As parcas indiferentes estão no seu eterno afazer. Têm-se que o universo, e com maior modéstia, o planeta Terra, não se importa com essa corrida sofrida de revezamentos, pois temos sentimentos e ela não, daí a nossa consolação nos deuses incógnitos que – espera-se com fé – nos acolherão.
Sempre me pareceu – estranheza – que, se somos para a morte como todo vivente é, de qualquer espécie, a vida recobre-se de mistério, de urgência, de um não sei bem o quê, um tico de angústia, um sal de esperança ou de indiferença (ateus), dúvidas cruentas conforme as nossas circunstâncias. Então, tudo é para nada ou nada é em vão? Cada qual que se cuide e espere segundo suas concepções. O ato de morrer é solitário e pessoal, inevitavelmente. Sempre que possível, procuramos não pensar no dia extremo. Mas é por isso que o mundo progride. Quando somente se pensa na morte, não fazemos nada na vida, como o monge budista a cuidar da “iluminação” espiritual que o porá em comunhão com o universo, o chamado kaon (iluminação interior). O grande Spinoza, na Holanda, no fim do primeiro milênio, expressou muito bem essa perplexidade e acabou expulso da sinagoga.
As religiões sempre nos estendem a mão para evitar as dores do existir. Spinoza foi veraz e de uma inteligência que até hoje nos ilumina, mesmo na Sorbonne ou Oxford. Spinoza ilumina não apenas a mim, um simples mortal, mas centros de altos estudos e dezenas de mentes privilegiados de mestres em filosofia. Portanto, com ele quis expressar a inevitável angustia existencial que nos toma toda morte sentida de um amigo.
Agora entra o Bala Doce e por onde andará (com aquela irreverência contundente). O nome Bala Doce já diz tudo. Era bala (assertivo), mas doce (sentimental até as lágrimas). Feliz o homem que homenageia a beleza das mulheres e expõe seu desejo salutar, como manda a lei da vida. Foi juiz como eu e saiu-se muito bem. Também lecionou. Em que pese a responsabilidade de seus cargos e atribuições, não abandonou as rodas de amigos na boemia das noites belo-horizontinas e montes-clarenses. E, “quando lhe dava na telha”, “enchia a cara”. Um seu filho foi meu aluno, o reencontrei procurador em Uberlândia. Que continue a ser o Bala de intensa alegria, como sempre foi, como o conheci na alegre e progressista cidade de Montes Claros, na campanha do professor Marcos Afonso para a presidência da OAB. Faz tempo. Mas é isso mesmo. Tempus fugit, minha gente! Seu nome era dr. Augusto José Vieira Neto. Lembrei-me dele. É carnaval.

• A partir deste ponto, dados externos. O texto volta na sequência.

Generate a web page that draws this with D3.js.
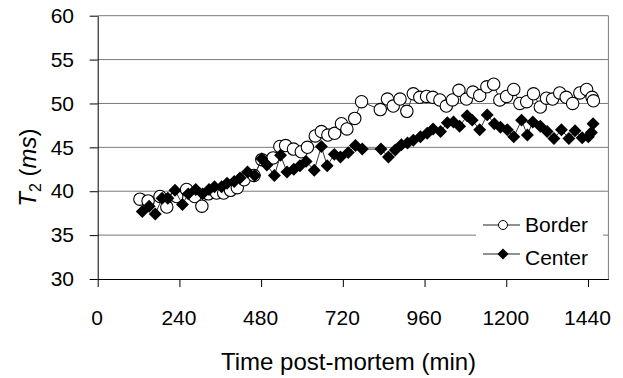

Façamos, então, como os sábios da Espanha: “Vamos beber, vamos viver, que para morrer há séculos. Abaixo, ao alto, ao centro, para dentro”. Segue-se o gole que cada um escolher. Bala Doce esteve certo, dose por dose.
Quanto à autonomia da vida, cabe rememorar o grande Spinoza: “Não devemos temer a morte, porque quando estamos vivos a morte está ausente e quando a morte está presente nós é que estamos ausentes”. A vida é tudo, a morte é nada!
Mas viver é saber. Michel Onfray, na sua Contra-história da filosofia (III), página 145 (Ed. Martins Fontes), nos diz com sabedoria: “Ninguém é totalmente branco ou totalmente preto, totalmente devoto ou totalmente libertino e sim, muitas vezes, ambos, alternadamente, conforme as ocasiões, as circunstâncias, as oportunidades, conforme também as mudanças ocasionadas pelo tempo”.